Thursday, December 01, 2005
(4:00 PM) | John Emerson:
Should I go to graduate school?
Unfogged and Crooked Timber are asking this question again, so here are my all-too-familiar conclusions on the subject. (But there's a new twist at the bottom.)1. Don't take on any debt.
2. Don't study things you're not interested in for the sake of the credential.
3. Build up chops -- even if you don't continue in the field, foreign languages and statistics, for example, are multiple-use.
4. Have some alternative career plan established, preferably by having job skills before you enter grad school. If you're not blessed by the gods, like the 18-year-old Saul Kripke, think of grad school as a high-stakes gamble. Being a tenured professor with a light load at a research university is like heaven, but for this very reason very few of those qualified for these positions will get them.

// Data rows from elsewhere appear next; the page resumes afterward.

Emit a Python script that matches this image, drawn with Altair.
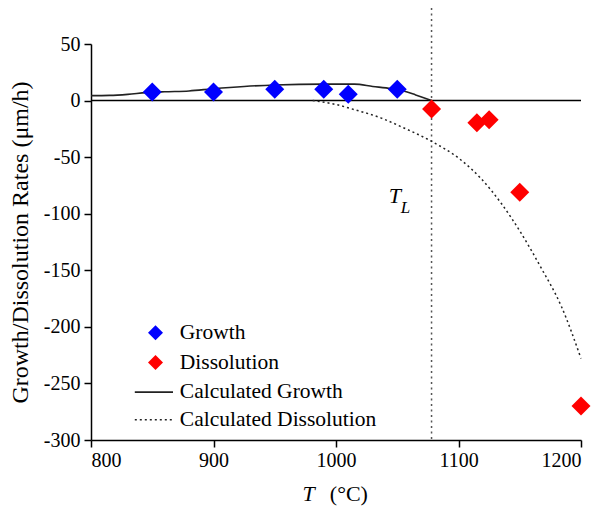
import altair as alt
import pandas as pd

# ---- data ----
growth_T = [850, 900, 950, 990, 1010, 1050]
growth_v = [7.5, 7.5, 10, 10, 5.5, 10]

diss_T = [1078, 1115, 1125, 1150, 1200]
diss_v = [-7.5, -19.5, -17, -81, -270]

calc_growth_T = [800, 815, 830, 845, 860, 880, 900, 925, 950, 990, 1015, 1030, 1045, 1055, 1065, 1078]
calc_growth_v = [4.4, 4.6, 5.5, 7.0, 7.8, 8.5, 10.5, 12.5, 13.8, 14.5, 14.5, 12.5, 10.5, 8.5, 5.0, 0.0]

calc_diss_T = [981, 1000, 1015, 1037, 1055, 1078, 1102, 1118, 1135, 1151, 1167, 1184, 1200]
calc_diss_v = [0, -3.5, -8, -15.5, -24, -36, -52.5, -68.5, -91, -117, -147, -182, -228]

T_liquidus = [1078]

legend_labels = ["Growth", "Dissolution", "Calculated Growth", "Calculated Dissolution"]
x_ticks = [800, 900, 1000, 1100, 1200]
y_ticks = [50, 0, -50, -100, -150, -200, -250, -300]

FONT = "Liberation Serif"
W, H = 490, 396

xs = alt.Scale(domain=[800, 1200], nice=False, zero=False)
ys = alt.Scale(domain=[-300, 50], nice=False, zero=False)

X = alt.X("T:Q", scale=xs, axis=alt.Axis(values=x_ticks, title=None, grid=False,
          labelFont=FONT, labelFontSize=20, labelColor="black", labelPadding=3,
          labelExpr="'' + datum.value",
          tickColor="black", tickSize=7, tickWidth=1.5,
          domainColor="black", domainWidth=1.5))
Y = alt.Y("v:Q", scale=ys, axis=alt.Axis(values=y_ticks, title="Growth/Dissolution Rates (μm/h)",
          grid=False, labelFont=FONT, labelFontSize=20, labelColor="black", labelPadding=4,
          labelExpr="'' + datum.value",
          tickColor="black", tickSize=7, tickWidth=1.5,
          domainColor="black", domainWidth=1.5,
          titleFont=FONT, titleFontSize=24, titleFontWeight="normal", titleColor="black",
          titleX=-64, titleY=H / 2, titleAngle=270, titleAlign="center",
          titleBaseline="alphabetic"))

growth_df = pd.DataFrame({"T": growth_T, "v": growth_v})
diss_df = pd.DataFrame({"T": diss_T, "v": diss_v})
cg_df = pd.DataFrame({"T": calc_growth_T, "v": calc_growth_v})
cd_df = pd.DataFrame({"T": calc_diss_T, "v": calc_diss_v})

zero_line = alt.Chart(pd.DataFrame({"v": [0]})).mark_rule(color="black", strokeWidth=1.5).encode(
    y=alt.Y("v:Q", scale=ys), x=alt.datum(800, scale=xs), x2=alt.datum(1200))

tl_line = alt.Chart(pd.DataFrame({"T": T_liquidus})).mark_rule(
    color="#555555", strokeWidth=1.5, strokeDash=[2, 3.5]).encode(
    x=alt.X("T:Q", scale=xs), y=alt.value(-36), y2=alt.value(H))

cg_line = alt.Chart(cg_df).mark_line(color="#222222", strokeWidth=1.6, interpolate="monotone").encode(
    x=X, y=Y)
cd_line = alt.Chart(cd_df).mark_line(color="#222222", strokeWidth=1.5, strokeDash=[2, 3],
                                      interpolate="monotone").encode(x=X, y=Y)

g_pts = alt.Chart(growth_df).mark_point(shape="diamond", filled=True, size=361, color="#0000ff",
                                        opacity=1).encode(x=X, y=Y)
d_pts = alt.Chart(diss_df).mark_point(shape="diamond", filled=True, size=361, color="#ff0000",
                                      opacity=1).encode(x=X, y=Y)

# T_L annotation
tl_T = alt.Chart(pd.DataFrame({"s": ["T"]})).mark_text(
    font=FONT, fontStyle="italic", fontSize=22, align="left", baseline="alphabetic", color="black").encode(
    x=alt.datum(1043, scale=xs), y=alt.datum(-90.5, scale=ys), text="s:N")
tl_L = alt.Chart(pd.DataFrame({"s": ["L"]})).mark_text(
    font=FONT, fontStyle="italic", fontSize=17, align="left", baseline="alphabetic", color="black").encode(
    x=alt.datum(1052.8, scale=xs), y=alt.datum(-99.6, scale=ys), text="s:N")

# x axis title: italic T and (°C)
xt_T = alt.Chart(pd.DataFrame({"s": ["T"]})).mark_text(
    font=FONT, fontStyle="italic", fontSize=22, align="left", baseline="alphabetic", color="black").encode(
    x=alt.value(211.5), y=alt.value(457), text="s:N")
xt_C = alt.Chart(pd.DataFrame({"s": ["(°C)"]})).mark_text(
    font=FONT, fontSize=22, align="left", baseline="alphabetic", color="black").encode(
    x=alt.value(238.8), y=alt.value(457), text="s:N")

# manual legend
leg_rows_y = [288.8, 318.5, 348.1, 375.8]
leg_layers = []
leg_colors = ["#0000ff", "#ff0000"]
for i in range(2):
    leg_layers.append(alt.Chart(pd.DataFrame({"s": [legend_labels[i]]})).mark_point(
        shape="diamond", filled=True, size=225, color=leg_colors[i], opacity=1).encode(
        x=alt.value(64.5), y=alt.value(leg_rows_y[i])))
leg_layers.append(alt.Chart(pd.DataFrame({"s": [legend_labels[2]]})).mark_rule(
    color="#222222", strokeWidth=1.6).encode(
    x=alt.value(43.8), x2=alt.value(82), y=alt.value(leg_rows_y[2])))
leg_layers.append(alt.Chart(pd.DataFrame({"s": [legend_labels[3]]})).mark_rule(
    color="#222222", strokeWidth=1.5, strokeDash=[2, 3]).encode(
    x=alt.value(43.8), x2=alt.value(82), y=alt.value(leg_rows_y[3])))
for i in range(4):
    leg_layers.append(alt.Chart(pd.DataFrame({"s": [legend_labels[i]]})).mark_text(
        font=FONT, fontSize=21.5, align="left", baseline="middle", color="black").encode(
        x=alt.value(88.8), y=alt.value(leg_rows_y[i]), text="s:N"))

chart = alt.layer(
    zero_line, tl_line, cg_line, cd_line, g_pts, d_pts, tl_T, tl_L, xt_T, xt_C, *leg_layers
).properties(
    width=W, height=H,
    autosize=alt.AutoSizeParams(type="none"),
    padding={"left": 83, "top": 36, "right": 12, "bottom": 68},
    background="white",
).configure_view(stroke=None)

chart.save("out.html", embed_options={"renderer": "svg", "actions": False})
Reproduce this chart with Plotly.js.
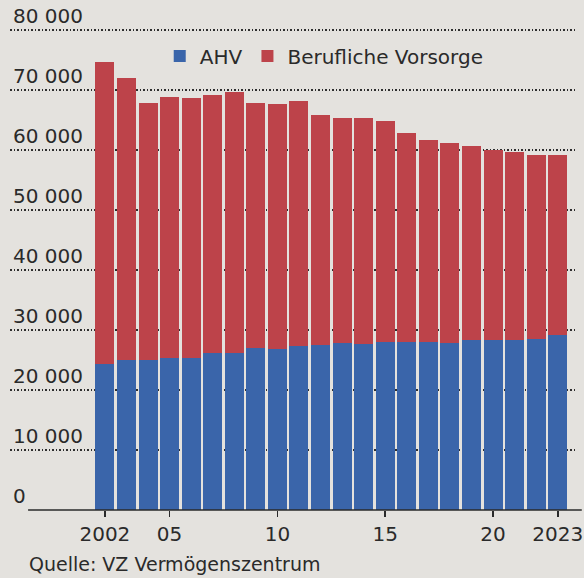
<!DOCTYPE html>
<html>
<head>
<meta charset="utf-8">
<script src="https://cdn.plot.ly/plotly-3.0.1.min.js"></script>
<style>
  html, body { margin: 0; padding: 0; background: #e4e2de; }
  #chart { width: 584px; height: 578px; }
</style>
</head>
<body>
<div id="chart"></div>
<script>
// Years (2002–2023)
const years = [2002, 2003, 2004, 2005, 2006, 2007, 2008, 2009, 2010, 2011, 2012,
               2013, 2014, 2015, 2016, 2017, 2018, 2019, 2020, 2021, 2022, 2023];

// AHV part (CHF per year)
const ahv = [24300, 25000, 25000, 25400, 25400, 26100, 26100, 27000, 26900, 27400, 27450,
             27800, 27700, 27950, 28000, 28000, 27900, 28300, 28400, 28400, 28450, 29200];

// Berufliche Vorsorge part (CHF per year)
const bv = [50400, 47000, 42900, 43400, 43250, 43000, 43600, 40900, 40800, 40700, 38350,
            37500, 37700, 36950, 34800, 33700, 33200, 32300, 31600, 31200, 30750, 29900];

// Axis tick labels
const yTickVals = [0, 10000, 20000, 30000, 40000, 50000, 60000, 70000, 80000];
const yTickText = ["0", "10 000", "20 000", "30 000", "40 000", "50 000", "60 000", "70 000", "80 000"];
const xTickVals = [2002, 2005, 2010, 2015, 2020, 2023];
const xTickText = ["2002", "05", "10", "15", "20", "2023"];

const seriesNames = ["AHV", "Berufliche Vorsorge"];
const sourceText = "Quelle: VZ Vermögenszentrum";

const blue = "#3a65aa";
const red = "#bd434a";
const ink = "#2a2a2a";
const bg = "#e4e2de";
const font = "DejaVu Sans, sans-serif";

const traces = [
  { type: "bar", name: seriesNames[0], x: years, y: ahv,
    marker: { color: blue }, width: 0.88, hoverinfo: "skip" },
  { type: "bar", name: seriesNames[1], x: years, y: bv,
    marker: { color: red }, width: 0.88, hoverinfo: "skip" }
];

const layout = {
  width: 584, height: 578,
  barmode: "stack",
  paper_bgcolor: bg,
  plot_bgcolor: bg,
  margin: { l: 10, r: 9, t: 0, b: 68 },
  font: { family: font, size: 20, color: ink },
  showlegend: true,
  legend: {
    orientation: "h",
    x: 0.265, xanchor: "left",
    y: 0.890, yanchor: "middle",
    bgcolor: "rgba(0,0,0,0)",
    font: { family: font, size: 20, color: ink },
    traceorder: "normal"
  },
  xaxis: {
    range: [1997.6, 2023.8],
    tickvals: xTickVals, ticktext: xTickText,
    ticks: "outside", ticklen: 6, tickwidth: 1.5, tickcolor: ink,
    showline: false,
    showgrid: false, zeroline: false,
    tickfont: { family: font, size: 20, color: ink }
  },
  yaxis: {
    range: [0, 85000],
    tickvals: yTickVals, ticktext: yTickText,
    ticklabelposition: "inside top",
    ticks: "",
    showgrid: true, gridcolor: "#2e2e2e", gridwidth: 1.8, griddash: "1.5px,2px",
    zeroline: false, showline: false,
    tickfont: { family: font, size: 20, color: ink }
  },
  shapes: [
    { type: "line", xref: "paper", yref: "paper", x0: 0.032, x1: 1.012, y0: 0, y1: 0,
      line: { color: ink, width: 1.5 }, layer: "above" }
  ],
  annotations: [
    { text: sourceText, xref: "paper", yref: "paper", x: 0.03, y: -0.0798,
      xanchor: "left", yanchor: "top", showarrow: false,
      font: { family: font, size: 19, color: ink } }
  ]
};

Plotly.newPlot("chart", traces, layout, { staticPlot: true, displayModeBar: false });
</script>
</body>
</html>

5. Don't work for more than two years as an adjunct. Maybe three.
6. Keep your eyes open while you're in school. Everyone else is in the same position as you, and maybe they will have solved your problem for you.
That's the practical, nuts-and-bolts side. Here's the idealistic side:
Humanistic studies, like childraising, is an irrational but meritorious form of altruistic activity. In the past, it was normally either an aristocratic indulgence, or else the self-destructive obsession of people who couldn't really afford it.
In our bourgeois world, the humanities have come to be defined as a form of productive work. A bourgeois career track for faculty and job training for students have all been sited at the university, which is simultaneously the venue the production of high culture, for the dissemination of high culture, and for the ratification of quasi-aristocratic social class. It's a godawful mess and the system is showing signs of falling apart.
And culture production was a lot more fun when it was an aristocratic indulgence, and when scholars were not disciplined, methodologized apparatchiks keeping an close eye on one another's places in the pecking order.